*RECORDED DATA:*
<<<<
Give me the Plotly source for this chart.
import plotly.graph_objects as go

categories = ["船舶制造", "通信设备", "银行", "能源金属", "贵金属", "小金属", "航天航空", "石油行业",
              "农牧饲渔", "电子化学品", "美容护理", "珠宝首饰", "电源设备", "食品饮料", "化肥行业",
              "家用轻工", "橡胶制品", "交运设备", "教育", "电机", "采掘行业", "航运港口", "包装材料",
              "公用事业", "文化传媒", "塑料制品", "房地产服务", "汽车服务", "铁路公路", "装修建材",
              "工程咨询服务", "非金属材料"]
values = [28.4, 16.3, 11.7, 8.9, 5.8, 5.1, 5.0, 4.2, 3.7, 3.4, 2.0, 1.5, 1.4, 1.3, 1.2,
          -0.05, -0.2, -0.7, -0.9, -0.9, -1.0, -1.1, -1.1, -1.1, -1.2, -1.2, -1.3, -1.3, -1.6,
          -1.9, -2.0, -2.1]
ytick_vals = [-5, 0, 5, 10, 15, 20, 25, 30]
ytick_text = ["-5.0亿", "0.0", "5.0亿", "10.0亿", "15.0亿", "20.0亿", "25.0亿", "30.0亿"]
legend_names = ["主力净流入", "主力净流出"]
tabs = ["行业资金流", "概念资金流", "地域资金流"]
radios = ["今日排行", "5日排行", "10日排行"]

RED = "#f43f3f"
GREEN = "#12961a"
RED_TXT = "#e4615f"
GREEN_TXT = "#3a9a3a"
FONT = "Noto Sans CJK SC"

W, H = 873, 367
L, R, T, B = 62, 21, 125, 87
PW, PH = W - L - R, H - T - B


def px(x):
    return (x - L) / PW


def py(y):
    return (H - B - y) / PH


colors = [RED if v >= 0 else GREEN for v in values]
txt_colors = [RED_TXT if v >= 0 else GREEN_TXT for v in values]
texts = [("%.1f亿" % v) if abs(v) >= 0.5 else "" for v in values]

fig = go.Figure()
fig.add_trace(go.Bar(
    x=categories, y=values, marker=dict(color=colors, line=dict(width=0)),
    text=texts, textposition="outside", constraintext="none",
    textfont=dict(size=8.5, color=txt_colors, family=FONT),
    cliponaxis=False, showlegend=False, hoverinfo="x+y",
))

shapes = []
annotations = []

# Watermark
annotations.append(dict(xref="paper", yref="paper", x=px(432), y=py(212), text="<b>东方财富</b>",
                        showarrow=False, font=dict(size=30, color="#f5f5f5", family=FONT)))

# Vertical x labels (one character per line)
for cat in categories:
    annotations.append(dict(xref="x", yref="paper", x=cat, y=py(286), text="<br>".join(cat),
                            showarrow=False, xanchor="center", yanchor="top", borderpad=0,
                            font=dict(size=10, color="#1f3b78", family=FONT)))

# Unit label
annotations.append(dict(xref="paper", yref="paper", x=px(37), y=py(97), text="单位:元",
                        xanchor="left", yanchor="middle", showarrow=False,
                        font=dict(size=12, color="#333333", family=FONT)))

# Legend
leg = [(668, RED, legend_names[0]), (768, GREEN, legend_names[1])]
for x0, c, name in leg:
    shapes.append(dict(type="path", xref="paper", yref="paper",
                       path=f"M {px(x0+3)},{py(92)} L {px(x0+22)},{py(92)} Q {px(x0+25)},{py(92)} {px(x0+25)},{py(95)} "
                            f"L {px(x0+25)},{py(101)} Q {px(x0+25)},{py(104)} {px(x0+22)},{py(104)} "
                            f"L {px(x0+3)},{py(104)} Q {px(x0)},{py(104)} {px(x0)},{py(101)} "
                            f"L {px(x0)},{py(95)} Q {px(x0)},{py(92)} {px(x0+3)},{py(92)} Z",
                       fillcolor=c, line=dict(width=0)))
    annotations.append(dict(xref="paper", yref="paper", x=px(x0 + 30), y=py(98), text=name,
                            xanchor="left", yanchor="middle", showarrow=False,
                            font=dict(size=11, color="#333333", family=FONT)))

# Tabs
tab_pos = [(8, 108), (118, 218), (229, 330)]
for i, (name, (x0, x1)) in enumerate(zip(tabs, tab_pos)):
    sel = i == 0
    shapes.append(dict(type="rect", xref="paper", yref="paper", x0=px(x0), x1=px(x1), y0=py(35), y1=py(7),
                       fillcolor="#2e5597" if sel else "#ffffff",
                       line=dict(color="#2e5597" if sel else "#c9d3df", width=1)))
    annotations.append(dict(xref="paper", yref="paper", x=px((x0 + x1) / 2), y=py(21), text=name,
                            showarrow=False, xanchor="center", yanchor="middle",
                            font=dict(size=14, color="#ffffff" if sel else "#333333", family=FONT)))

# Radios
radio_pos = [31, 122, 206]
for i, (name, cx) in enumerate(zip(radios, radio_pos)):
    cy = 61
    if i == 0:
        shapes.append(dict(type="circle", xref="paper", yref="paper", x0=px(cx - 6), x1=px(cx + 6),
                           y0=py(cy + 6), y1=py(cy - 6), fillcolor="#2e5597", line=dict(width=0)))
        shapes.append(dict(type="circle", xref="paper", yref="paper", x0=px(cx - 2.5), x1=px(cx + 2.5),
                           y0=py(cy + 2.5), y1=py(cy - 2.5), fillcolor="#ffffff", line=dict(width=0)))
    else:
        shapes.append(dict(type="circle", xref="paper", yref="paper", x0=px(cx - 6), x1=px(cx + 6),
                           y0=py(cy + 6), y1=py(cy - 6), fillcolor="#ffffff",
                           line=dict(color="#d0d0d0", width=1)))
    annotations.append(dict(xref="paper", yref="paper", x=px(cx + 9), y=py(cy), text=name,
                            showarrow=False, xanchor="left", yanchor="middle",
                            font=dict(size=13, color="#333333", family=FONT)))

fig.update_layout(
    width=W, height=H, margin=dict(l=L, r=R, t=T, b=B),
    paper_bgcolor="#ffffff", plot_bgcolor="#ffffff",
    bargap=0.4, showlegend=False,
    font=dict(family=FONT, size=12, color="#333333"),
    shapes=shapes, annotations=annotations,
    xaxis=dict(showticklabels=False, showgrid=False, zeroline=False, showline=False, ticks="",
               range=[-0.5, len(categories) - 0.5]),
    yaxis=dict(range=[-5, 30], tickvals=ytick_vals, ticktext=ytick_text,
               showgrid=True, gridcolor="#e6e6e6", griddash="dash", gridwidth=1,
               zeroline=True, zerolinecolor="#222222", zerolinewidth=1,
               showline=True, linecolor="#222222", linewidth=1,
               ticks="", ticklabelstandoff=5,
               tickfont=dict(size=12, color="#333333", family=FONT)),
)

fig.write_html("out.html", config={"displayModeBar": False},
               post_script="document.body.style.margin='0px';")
>>>>
Please set down the whole listing above without altering a single line.

Give me the Plotly source for this chart.
import plotly.graph_objects as go

categories = ["船舶制造", "通信设备", "银行", "能源金属", "贵金属", "小金属", "航天航空", "石油行业",
              "农牧饲渔", "电子化学品", "美容护理", "珠宝首饰", "电源设备", "食品饮料", "化肥行业",
              "家用轻工", "橡胶制品", "交运设备", "教育", "电机", "采掘行业", "航运港口", "包装材料",
              "公用事业", "文化传媒", "塑料制品", "房地产服务", "汽车服务", "铁路公路", "装修建材",
              "工程咨询服务", "非金属材料"]
values = [28.4, 16.3, 11.7, 8.9, 5.8, 5.1, 5.0, 4.2, 3.7, 3.4, 2.0, 1.5, 1.4, 1.3, 1.2,
          -0.05, -0.2, -0.7, -0.9, -0.9, -1.0, -1.1, -1.1, -1.1, -1.2, -1.2, -1.3, -1.3, -1.6,
          -1.9, -2.0, -2.1]
ytick_vals = [-5, 0, 5, 10, 15, 20, 25, 30]
ytick_text = ["-5.0亿", "0.0", "5.0亿", "10.0亿", "15.0亿", "20.0亿", "25.0亿", "30.0亿"]
legend_names = ["主力净流入", "主力净流出"]
tabs = ["行业资金流", "概念资金流", "地域资金流"]
radios = ["今日排行", "5日排行", "10日排行"]

RED = "#f43f3f"
GREEN = "#12961a"
RED_TXT = "#e4615f"
GREEN_TXT = "#3a9a3a"
FONT = "Noto Sans CJK SC"

W, H = 873, 367
L, R, T, B = 62, 21, 125, 87
PW, PH = W - L - R, H - T - B


def px(x):
    return (x - L) / PW


def py(y):
    return (H - B - y) / PH


colors = [RED if v >= 0 else GREEN for v in values]
txt_colors = [RED_TXT if v >= 0 else GREEN_TXT for v in values]
texts = [("%.1f亿" % v) if abs(v) >= 0.5 else "" for v in values]

fig = go.Figure()
fig.add_trace(go.Bar(
    x=categories, y=values, marker=dict(color=colors, line=dict(width=0)),
    text=texts, textposition="outside", constraintext="none",
    textfont=dict(size=8.5, color=txt_colors, family=FONT),
    cliponaxis=False, showlegend=False, hoverinfo="x+y",
))

shapes = []
annotations = []

# Watermark
annotations.append(dict(xref="paper", yref="paper", x=px(432), y=py(212), text="<b>东方财富</b>",
                        showarrow=False, font=dict(size=30, color="#f5f5f5", family=FONT)))

# Vertical x labels (one character per line)
for cat in categories:
    annotations.append(dict(xref="x", yref="paper", x=cat, y=py(286), text="<br>".join(cat),
                            showarrow=False, xanchor="center", yanchor="top", borderpad=0,
                            font=dict(size=10, color="#1f3b78", family=FONT)))

# Unit label
annotations.append(dict(xref="paper", yref="paper", x=px(37), y=py(97), text="单位:元",
                        xanchor="left", yanchor="middle", showarrow=False,
                        font=dict(size=12, color="#333333", family=FONT)))

# Legend
leg = [(668, RED, legend_names[0]), (768, GREEN, legend_names[1])]
for x0, c, name in leg:
    shapes.append(dict(type="path", xref="paper", yref="paper",
                       path=f"M {px(x0+3)},{py(92)} L {px(x0+22)},{py(92)} Q {px(x0+25)},{py(92)} {px(x0+25)},{py(95)} "
                            f"L {px(x0+25)},{py(101)} Q {px(x0+25)},{py(104)} {px(x0+22)},{py(104)} "
                            f"L {px(x0+3)},{py(104)} Q {px(x0)},{py(104)} {px(x0)},{py(101)} "
                            f"L {px(x0)},{py(95)} Q {px(x0)},{py(92)} {px(x0+3)},{py(92)} Z",
                       fillcolor=c, line=dict(width=0)))
    annotations.append(dict(xref="paper", yref="paper", x=px(x0 + 30), y=py(98), text=name,
                            xanchor="left", yanchor="middle", showarrow=False,
                            font=dict(size=11, color="#333333", family=FONT)))

# Tabs
tab_pos = [(8, 108), (118, 218), (229, 330)]
for i, (name, (x0, x1)) in enumerate(zip(tabs, tab_pos)):
    sel = i == 0
    shapes.append(dict(type="rect", xref="paper", yref="paper", x0=px(x0), x1=px(x1), y0=py(35), y1=py(7),
                       fillcolor="#2e5597" if sel else "#ffffff",
                       line=dict(color="#2e5597" if sel else "#c9d3df", width=1)))
    annotations.append(dict(xref="paper", yref="paper", x=px((x0 + x1) / 2), y=py(21), text=name,
                            showarrow=False, xanchor="center", yanchor="middle",
                            font=dict(size=14, color="#ffffff" if sel else "#333333", family=FONT)))

# Radios
radio_pos = [31, 122, 206]
for i, (name, cx) in enumerate(zip(radios, radio_pos)):
    cy = 61
    if i == 0:
        shapes.append(dict(type="circle", xref="paper", yref="paper", x0=px(cx - 6), x1=px(cx + 6),
                           y0=py(cy + 6), y1=py(cy - 6), fillcolor="#2e5597", line=dict(width=0)))
        shapes.append(dict(type="circle", xref="paper", yref="paper", x0=px(cx - 2.5), x1=px(cx + 2.5),
                           y0=py(cy + 2.5), y1=py(cy - 2.5), fillcolor="#ffffff", line=dict(width=0)))
    else:
        shapes.append(dict(type="circle", xref="paper", yref="paper", x0=px(cx - 6), x1=px(cx + 6),
                           y0=py(cy + 6), y1=py(cy - 6), fillcolor="#ffffff",
                           line=dict(color="#d0d0d0", width=1)))
    annotations.append(dict(xref="paper", yref="paper", x=px(cx + 9), y=py(cy), text=name,
                            showarrow=False, xanchor="left", yanchor="middle",
                            font=dict(size=13, color="#333333", family=FONT)))

fig.update_layout(
    width=W, height=H, margin=dict(l=L, r=R, t=T, b=B),
    paper_bgcolor="#ffffff", plot_bgcolor="#ffffff",
    bargap=0.4, showlegend=False,
    font=dict(family=FONT, size=12, color="#333333"),
    shapes=shapes, annotations=annotations,
    xaxis=dict(showticklabels=False, showgrid=False, zeroline=False, showline=False, ticks="",
               range=[-0.5, len(categories) - 0.5]),
    yaxis=dict(range=[-5, 30], tickvals=ytick_vals, ticktext=ytick_text,
               showgrid=True, gridcolor="#e6e6e6", griddash="dash", gridwidth=1,
               zeroline=True, zerolinecolor="#222222", zerolinewidth=1,
               showline=True, linecolor="#222222", linewidth=1,
               ticks="", ticklabelstandoff=5,
               tickfont=dict(size=12, color="#333333", family=FONT)),
)

fig.write_html("out.html", config={"displayModeBar": False},
               post_script="document.body.style.margin='0px';")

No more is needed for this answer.